Não por caso, segundo o relatório do SNJ, o conceito mais valorizado pelos jovens brasileiros, depois do estudo, é a “liberdade de expressão”, a possibilidade de poder manifestar o que sentem e amam, assim como o que condenam e desprezam. Se é assustador saber que há jovens dispostos a votar em candidatos alérgicos aos valores que eles mais amam, é também que não haja líderes capazes de entusiasmar esses milhões de jovens, reconhecendo seu direito, como fez o papa Francisco, de “sujar as mãos”, de perder o medo de errar, desde que sendo fiéis ao que acreditam e amam.

Ao Brasil, neste momento crítico para sua democracia e seu futuro, não faltam jovens com vontade de abrir novos espaços de liberdade, de semear nos caminhos do país mais marcos de diálogo que cadáveres de desilusão e de medo. O que falta são líderes que não os condenem a serem abandonados. Falta-lhes quem faça profissão de fé no que o coração de todo jovem ama antes de ser envenenado pelo cansaço dos que perderam a fé em si mesmos.

Esses líderes que preferem os jovens “olhando a vida pela janela” acreditam só na caricatura do medo com a qual se disfarçaram. Tomara que os jovens, sobretudo os que irão pela primeira vez exercer seu direito democrático nas urnas, saibam distinguir o trigo do joio. Saibam desmascarar esses falsos profetas da violência e do pessimismo, que são mais um tropeço que um impulso em suas vidas ainda por escrever.

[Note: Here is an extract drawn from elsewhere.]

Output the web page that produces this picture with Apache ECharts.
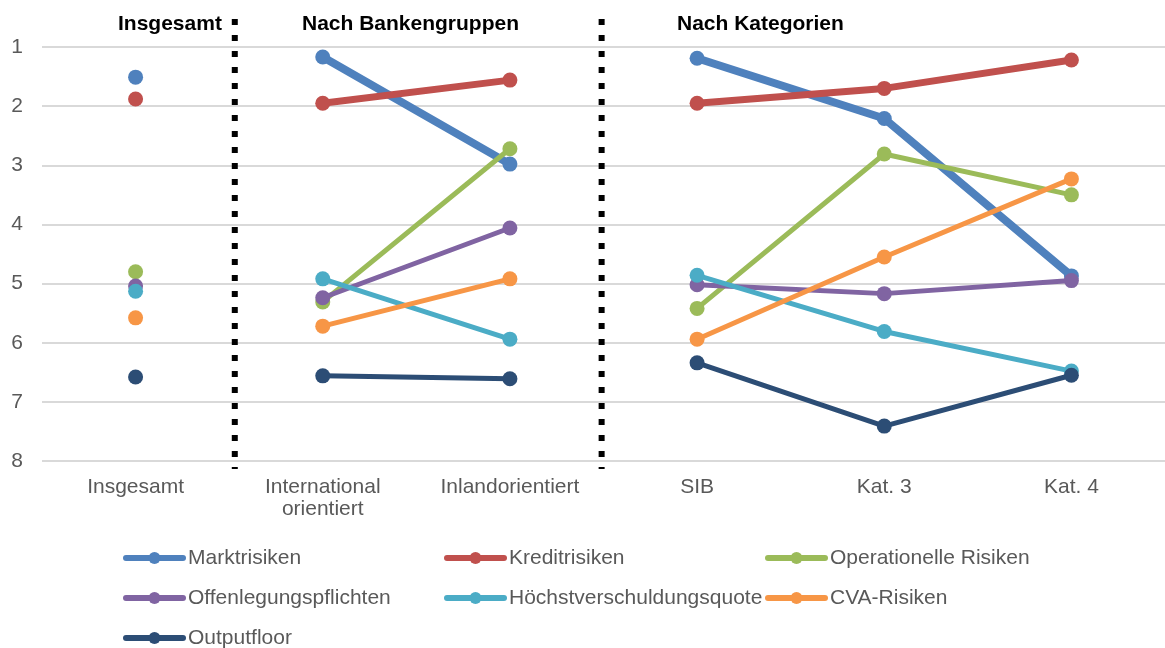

A esses jovens, que são maioria entre os leitores deste jornal, e muitos leem espanhol, estes versos do grande poeta uruguaio Mario Benedetti que revela suas angústias e seus desejos:

No te rindas, por favor, no cedas.

Aunque el frío queme, aunque el miedo muerda, aunque el sol se ponga y se acalle el viento, aún hay fuego en tu alma, aún hay vida en tu seno…

Abrir las puertas, quitar los cerrojos, bajar el puente y cruzar el foso, abandonar las murallas que te protegieron, volver a la vida y aceptar el reto.

[Não se renda, por favor, não ceda.

Mesmo que o frio queime, mesmo que o medo morda, mesmo que o sol se ponha e se acalme o vento, ainda há fogo em sua alma, ainda há vida em seu seio…

Abrir as portas, tirar os ferrolhos, baixar a ponte e cruzar o fosso, abandonar as muralhas que lhe protegeram, voltar à vida e aceitar o desafio.]